My organization, the Josiah Bartlett Center for Public Policy, is honoring Steve Forbes tonight with our Libertas Award. The award was named after the Roman goddess of liberty. Jefferson used the word when he wrote to Madison and said he preferred the “tumult of liberty to the quiet of servitude.”

A constant theme in our Libertas Awards is that ideas matter more than personalities. We intended to establish a theme when we underscored the first award to Gov. John Sununu as “an example of the kind of public service that focuses not on winning the right office but on achieving the right policy.”

Steve Forbes personifies this ideal better than almost any national figure of our time. He talks about ideas, insists that criticisms be based on policy not personality, and is one of the foremost defenders of the system we might call capitalism or free market economics.

He ran for office but in a way that seems strange today. His advertising and speeches were not about life stories, log cabins, or personal achievements. Instead, he launched a blitzkrieg of ideas that caught all the typical politicians flat footed. In their feeble minds, elections were meant to be about larger than life personalities not the battle for ideas.

But for Forbes, politics was not a synonym for elections but a battle of ideas. It is his example not the example of the superficial egotist that we should follow today. The great economist Friedrich Hayek, whose portrait watches over my every work day, encouraged us to “make the philosophic foundations of a free society once more a living intellectual issue, and its implementation a task which challenges the ingenuity and imagination of our liveliest minds.”

Hayek’s phrase, written fifty years ago, might as well have been written about Steve Forbes directly. This is a man who responded to the late fiscal crisis (narcissistically called the Great Recession by people with no sense of history) by issuing a spirited, articulate, and readable book called How Capitalism Will Save Us: Why Free People and Free Markets Are the Best Answer in Today’s Economy. That short phrase could well be a summary for my organization, its philosophy, and our mission. It is certainly a call to all of us to remember first principles.

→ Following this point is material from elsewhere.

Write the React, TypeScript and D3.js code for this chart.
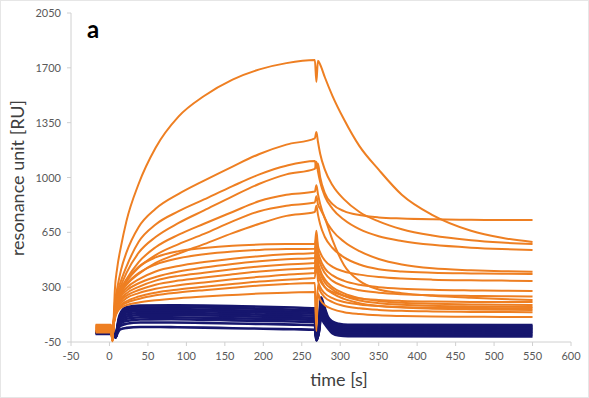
import React from 'react';
import * as d3 from 'd3';

const X_TICKS = [-50, 0, 50, 100, 150, 200, 250, 300, 350, 400, 450, 500, 550, 600];
const Y_TICKS = [-50, 300, 650, 1000, 1350, 1700, 2050];
const X_TITLE = 'time [s]';
const Y_TITLE = 'resonance unit [RU]';
const PANEL_LABEL = 'a';

// baseline segment (t = -18 .. 2), injection dip (t = 4)
const orangeBase = [40, 55, 30, 45, 20, 60, 35, 50, 25, 40, 15, 55, 30, 45, 20, 35, 10];
const orangeDip = [-40, -30, -45, -25, -35, -20, -40, -30, -45, -25, -35, -30, -40, -20, -45, -30, -40];

const ASSOC_T = [5, 7, 10, 15, 22, 38, 60, 90, 123, 160, 195, 230, 267];
const orangeAssoc = [
  [40, 280, 420, 560, 720, 960, 1190, 1390, 1520, 1625, 1690, 1730, 1750],
  [40, 200, 290, 410, 520, 684, 800, 895, 980, 1070, 1150, 1210, 1250],
  [40, 180, 260, 340, 430, 590, 700, 785, 860, 945, 1020, 1075, 1105],
  [40, 170, 240, 310, 390, 520, 620, 710, 790, 880, 960, 1020, 1055],
  [40, 160, 230, 290, 350, 460, 555, 635, 705, 780, 850, 890, 910],
  [40, 150, 220, 280, 335, 425, 505, 575, 640, 720, 785, 820, 840],
  [40, 140, 210, 265, 315, 385, 455, 515, 575, 645, 705, 755, 780],
  [40, 150, 225, 290, 345, 430, 490, 530, 550, 565, 572, 575, 575],
  [40, 140, 215, 275, 320, 390, 445, 485, 510, 528, 538, 543, 545],
  [40, 130, 200, 255, 295, 350, 400, 435, 460, 482, 498, 510, 518],
  [40, 130, 190, 240, 278, 325, 365, 400, 425, 448, 466, 478, 486],
  [40, 120, 180, 225, 260, 302, 342, 372, 392, 414, 432, 445, 454],
  [40, 120, 170, 215, 245, 282, 316, 342, 362, 382, 400, 413, 422],
  [40, 110, 160, 200, 230, 262, 290, 312, 330, 350, 366, 380, 390],
  [40, 110, 150, 185, 210, 240, 265, 285, 302, 320, 336, 348, 358],
  [40, 100, 145, 178, 200, 225, 248, 266, 281, 296, 310, 320, 326],
  [40, 100, 140, 168, 185, 202, 216, 229, 240, 250, 259, 265, 269],
];
// value at t = 269 (injection-end artefact)
const orangeSpike = [1610, 1290, 1060, 1100, 950, 880, 820, 660, 620, 600, 580, 560, 520, 500, 480, 60, 20];

const DISS_T = [271, 274, 280, 290, 305, 325, 350, 380, 420, 470, 510, 550];
const orangeDiss = [
  [1745, 1720, 1640, 1520, 1370, 1200, 1050, 890, 760, 660, 615, 588],
  [1230, 1150, 1050, 950, 860, 780, 720, 670, 630, 600, 585, 575],
  [1090, 1000, 900, 830, 785, 760, 745, 738, 733, 730, 729, 728],
  [1040, 970, 880, 800, 730, 670, 625, 595, 570, 552, 543, 537],
  [895, 830, 740, 660, 590, 530, 480, 445, 420, 408, 402, 398],
  [830, 800, 740, 600, 440, 340, 285, 262, 245, 232, 224, 218],
  [765, 700, 620, 550, 490, 445, 415, 400, 392, 388, 386, 384],
  [565, 520, 470, 430, 400, 380, 365, 355, 348, 344, 342, 340],
  [535, 480, 420, 375, 340, 315, 300, 290, 283, 279, 277, 275],
  [505, 450, 390, 340, 305, 280, 265, 255, 248, 244, 242, 240],
  [470, 410, 350, 300, 260, 230, 212, 200, 194, 190, 188, 186],
  [440, 390, 330, 285, 245, 215, 198, 188, 181, 177, 175, 173],
  [410, 360, 300, 260, 225, 198, 180, 170, 163, 158, 156, 154],
  [380, 340, 300, 270, 245, 228, 218, 212, 208, 206, 205, 205],
  [345, 300, 260, 230, 205, 190, 180, 174, 170, 167, 166, 165],
  [315, 275, 235, 205, 180, 165, 155, 149, 145, 142, 141, 140],
  [260, 220, 185, 160, 140, 128, 120, 116, 113, 111, 110, 110],
];

// navy (reference / non-binding) curves
const navyBase = [20, 15, 18, 10, 14, 8, 12, 5, 10, 2];
const NAVY_ASSOC_T = [8, 10, 12, 15, 22, 40, 80, 123, 160, 200, 240, 267];
const navyAssoc = [
  [-20, 40, 100, 140, 172, 182, 184, 182, 179, 175, 170, 165],
  [-20, 35, 90, 130, 160, 170, 172, 170, 166, 162, 156, 152],
  [-20, 30, 85, 120, 148, 158, 160, 157, 153, 149, 145, 142],
  [-20, 30, 80, 112, 138, 148, 150, 146, 142, 138, 134, 130],
  [-20, 25, 70, 100, 125, 135, 136, 133, 129, 125, 121, 118],
  [-20, 25, 65, 92, 112, 122, 122, 120, 116, 112, 108, 105],
  [-20, 20, 58, 82, 98, 108, 108, 105, 102, 98, 95, 92],
  [-20, 15, 50, 70, 84, 94, 95, 92, 88, 85, 81, 78],
  [-20, 10, 40, 55, 66, 74, 74, 72, 68, 65, 61, 58],
  [-20, 0, 20, 32, 40, 46, 45, 42, 38, 35, 31, 28],
];
const NAVY_DISS_T = [269, 272, 275, 279, 284, 290, 298, 310, 550];
const navyDiss = [
  [-20, 40, 235, 180, 110, 80, 66, 60, 58],
  [-20, 36, 220, 168, 102, 72, 58, 52, 50],
  [-25, 32, 205, 156, 94, 64, 50, 44, 42],
  [-25, 28, 190, 144, 86, 56, 43, 37, 35],
  [-30, 24, 175, 132, 78, 48, 35, 30, 28],
  [-30, 20, 160, 120, 70, 40, 27, 22, 20],
  [-35, 16, 145, 108, 62, 32, 19, 14, 12],
  [-35, 12, 130, 96, 54, 24, 11, 7, 5],
  [-40, 8, 115, 84, 46, 14, 1, -3, -5],
  [-40, 4, 100, 72, 38, 4, -9, -13, -15],
];

const W = 589;
const H = 398;
const ORANGE = '#EE7F22';
const NAVY = '#16166E';

export default function App() {
  const x = d3.scaleLinear().domain([-50, 600]).range([71, 571]);
  const y = d3.scaleLinear().domain([-50, 2050]).range([342, 13]);
  const line = d3
    .line<[number, number]>()
    .x((d) => x(d[0]))
    .y((d) => y(d[1]))
    .curve(d3.curveMonotoneX);

  const orangePaths = orangeAssoc.map((assoc, i) => {
    const pts: [number, number][] = [
      [-18, orangeBase[i]],
      [2, orangeBase[i]],
      [4, orangeDip[i]],
      ...ASSOC_T.map((t, j) => [t, assoc[j]] as [number, number]),
      [269, orangeSpike[i]],
      ...DISS_T.map((t, j) => [t, orangeDiss[i][j]] as [number, number]),
    ];
    return line(pts) as string;
  });

  const navyPaths = navyAssoc.map((assoc, i) => {
    const pts: [number, number][] = [
      [-18, navyBase[i]],
      [5, navyBase[i]],
      ...NAVY_ASSOC_T.map((t, j) => [t, assoc[j]] as [number, number]),
      ...NAVY_DISS_T.map((t, j) => [t, navyDiss[i][j]] as [number, number]),
    ];
    return line(pts) as string;
  });

  const font = "Lato, 'Open Sans', sans-serif";

  return (
    <svg
      width={W}
      height={H}
      style={{ position: 'absolute', left: 0, top: 0, background: '#fff' }}
      fontFamily={font}
    >
      <rect x={0.5} y={0.5} width={W - 1} height={H - 1} fill="#fff" stroke="#e6e6e6" />
      {/* axes */}
      <line x1={x(-50)} x2={x(-50)} y1={y(2050)} y2={y(-50)} stroke="#d0d0d0" />
      <line x1={x(-50)} x2={x(600)} y1={y(-50)} y2={y(-50)} stroke="#d0d0d0" />
      {Y_TICKS.map((v) => (
        <g key={'y' + v}>
          <line x1={x(-50) - 4} x2={x(-50)} y1={y(v)} y2={y(v)} stroke="#d0d0d0" />
          <text x={61} y={y(v) + 4} textAnchor="end" fontSize={11} fill="#595959">
            {v}
          </text>
        </g>
      ))}
      {X_TICKS.map((v) => (
        <g key={'x' + v}>
          <line x1={x(v)} x2={x(v)} y1={y(-50)} y2={y(-50) + 4} stroke="#d0d0d0" />
          <text x={x(v)} y={360} textAnchor="middle" fontSize={11} fill="#595959">
            {v}
          </text>
        </g>
      ))}
      {/* curves */}
      {navyPaths.map((d, i) => (
        <path key={'n' + i} d={d} fill="none" stroke={NAVY} strokeWidth={2.6} strokeLinejoin="round" />
      ))}
      {orangePaths.map((d, i) => (
        <path key={'o' + i} d={d} fill="none" stroke={ORANGE} strokeWidth={2} strokeLinejoin="round" />
      ))}
      {/* titles */}
      <text
        transform={`translate(24,178) rotate(-90)`}
        textAnchor="middle"
        fontSize={18}
        fill="#404040"
      >
        {Y_TITLE}
      </text>
      <text x={339} y={386} textAnchor="middle" fontSize={18} fill="#404040">
        {X_TITLE}
      </text>
      <text x={87} y={38} fontSize={24} fontWeight="bold" fill="#000">
        {PANEL_LABEL}
      </text>
    </svg>
  );
}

As world leaders and professional pontificators on the right and left were busily equivocating and feeling ashamed of market support, Forbes issued a full-throated defense of the sort to make Adam Smith proud.

His commitment has always been to ideas and the strength of policy not personal aggrandizement. It was years after his runs for president that he wrote The Flat Tax, the insightful and very accessible study written “to get beyond the sound bites, the political agendas that so often color day-to-day reporting and, instead, encourage a full and reasoned discussion of the issues.” That phrase again is a guide for all of us and explains why Steve Forbes might be considered the patron saint of the power of ideas.

When politics is about the person and the office, the power and the fame, it is inevitable that battles become personal, politics becomes vapid and violent. It is no longer imperative to win a debate, it becomes necessary to destroy a person because the personal is all that matters.

But the Steve Forbes vision is very different. Moving beyond sound bites and attack phrases — the gotcha politics of today — he envisions “a full and reasoned discussion of the issues.” Today’s blown-dry politician has an insipid book ghost written for him before he runs for office. Forbes has written five books on ideas since he ran for office, the most recent on monetary policy.

Forbes’s belief in the power of ideas should remind all of us not just to read his books as spectators but to join his fight for the foundations of a free society.

1 reply
  1. Linda Dupere says:

    If only Steve Forbes had won that election, what a great place our country would be in today. We must elect candidates like Mr.Forbes who, as JFK said,really care about what they can do for our country, not what our country can do for them!